───── INFORMATION SUPPLIED ─────
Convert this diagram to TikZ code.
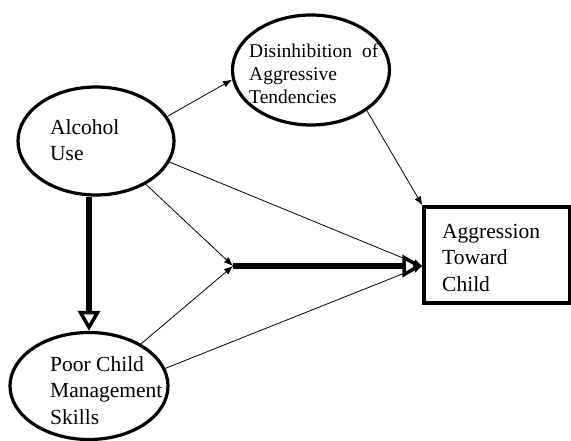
\documentclass[tikz,border=0pt]{standalone}
\usepackage{fontspec}
\setmainfont{Liberation Serif}
\usetikzlibrary{shapes.geometric,arrows.meta,calc}
\begin{document}
\begin{tikzpicture}[x=1pt,y=-1pt,
  oval/.style={ellipse, draw, line width=3.2pt, inner sep=0pt},
  lbl/.style={align=left, inner sep=0pt, font=\fontsize{21.5}{26.5}\selectfont, anchor=base west},
  smalllbl/.style={align=left, inner sep=0pt, font=\fontsize{19.5}{23}\selectfont, anchor=base west},
  thinarrow/.style={line width=0.8pt, -{Latex[length=9pt,width=7pt]}},
  boldarrow/.style={line width=6pt, -{Triangle[open,length=20pt,width=22pt,line width=3.5pt]}}]
\useasboundingbox (0,0) rectangle (571,441);
\fill[white] (0,0) rectangle (571,441);
% shapes
\node[oval, minimum width=157pt, minimum height=110pt] (dis) at (311,70) {};
\node[oval, minimum width=156pt, minimum height=108pt] (alc) at (96,141) {};
\node[oval, minimum width=158pt, minimum height=107pt] (poor) at (89,386) {};
\node[draw, line width=3.2pt, minimum width=146pt, minimum height=96pt, inner sep=0pt] (box) at (497,255) {};
% labels
\node[smalllbl] (dist) at (249,104) {Disinhibition\hspace{5pt} of\\Aggressive\\Tendencies};
\node[lbl] (alct) at (50,161) {Alcohol\\Use};
\node[lbl] (poort) at (50,424) {Poor Child\\Management\\Skills};
\node[lbl] (boxt) at (442,291) {Aggression\\Toward\\Child};
% junction points
\coordinate (j) at (233,266);
\coordinate (tip) at (j -| box.west);
% connectors
\draw[boldarrow] (poor.north |- alc.south) -- (poor.north);
\draw[boldarrow] (j) -- (tip);
\draw[thinarrow] (alc.19) -- (dis.187);
\draw[thinarrow] (dis.-36) -- (box.north west);
\draw[thinarrow] (alc.-16) -- (tip);
\draw[thinarrow] (alc.-41) -- (j);
\draw[thinarrow] (poor.39) -- (j);
\draw[thinarrow] (poor.13) -- (tip);
\end{tikzpicture}
\end{document}
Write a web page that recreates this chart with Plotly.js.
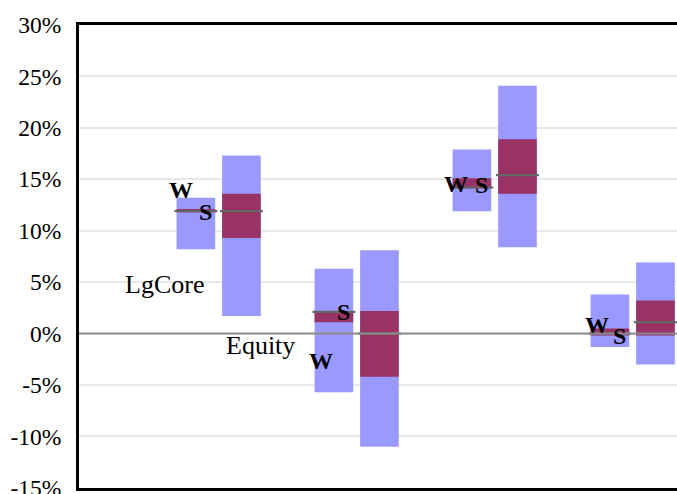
─────
▸ WHAT TO DO:
Make an exact copy of all the material, but keep the pictures out of it.

▸ ANSWER:
Convert this diagram to TikZ code.
\documentclass[tikz,border=0pt]{standalone}
\usepackage{fontspec}
\setmainfont{Liberation Serif}
\usetikzlibrary{shapes.geometric,arrows.meta,calc}
\begin{document}
\begin{tikzpicture}[x=1pt,y=-1pt,
  oval/.style={ellipse, draw, line width=3.2pt, inner sep=0pt},
  lbl/.style={align=left, inner sep=0pt, font=\fontsize{21.5}{26.5}\selectfont, anchor=base west},
  smalllbl/.style={align=left, inner sep=0pt, font=\fontsize{19.5}{23}\selectfont, anchor=base west},
  thinarrow/.style={line width=0.8pt, -{Latex[length=9pt,width=7pt]}},
  boldarrow/.style={line width=6pt, -{Triangle[open,length=20pt,width=22pt,line width=3.5pt]}}]
\useasboundingbox (0,0) rectangle (571,441);
\fill[white] (0,0) rectangle (571,441);
% shapes
\node[oval, minimum width=157pt, minimum height=110pt] (dis) at (311,70) {};
\node[oval, minimum width=156pt, minimum height=108pt] (alc) at (96,141) {};
\node[oval, minimum width=158pt, minimum height=107pt] (poor) at (89,386) {};
\node[draw, line width=3.2pt, minimum width=146pt, minimum height=96pt, inner sep=0pt] (box) at (497,255) {};
% labels
\node[smalllbl] (dist) at (249,104) {Disinhibition\hspace{5pt} of\\Aggressive\\Tendencies};
\node[lbl] (alct) at (50,161) {Alcohol\\Use};
\node[lbl] (poort) at (50,424) {Poor Child\\Management\\Skills};
\node[lbl] (boxt) at (442,291) {Aggression\\Toward\\Child};
% junction points
\coordinate (j) at (233,266);
\coordinate (tip) at (j -| box.west);
% connectors
\draw[boldarrow] (poor.north |- alc.south) -- (poor.north);
\draw[boldarrow] (j) -- (tip);
\draw[thinarrow] (alc.19) -- (dis.187);
\draw[thinarrow] (dis.-36) -- (box.north west);
\draw[thinarrow] (alc.-16) -- (tip);
\draw[thinarrow] (alc.-41) -- (j);
\draw[thinarrow] (poor.39) -- (j);
\draw[thinarrow] (poor.13) -- (tip);
\end{tikzpicture}
\end{document}
Write a web page that recreates this chart with Plotly.js.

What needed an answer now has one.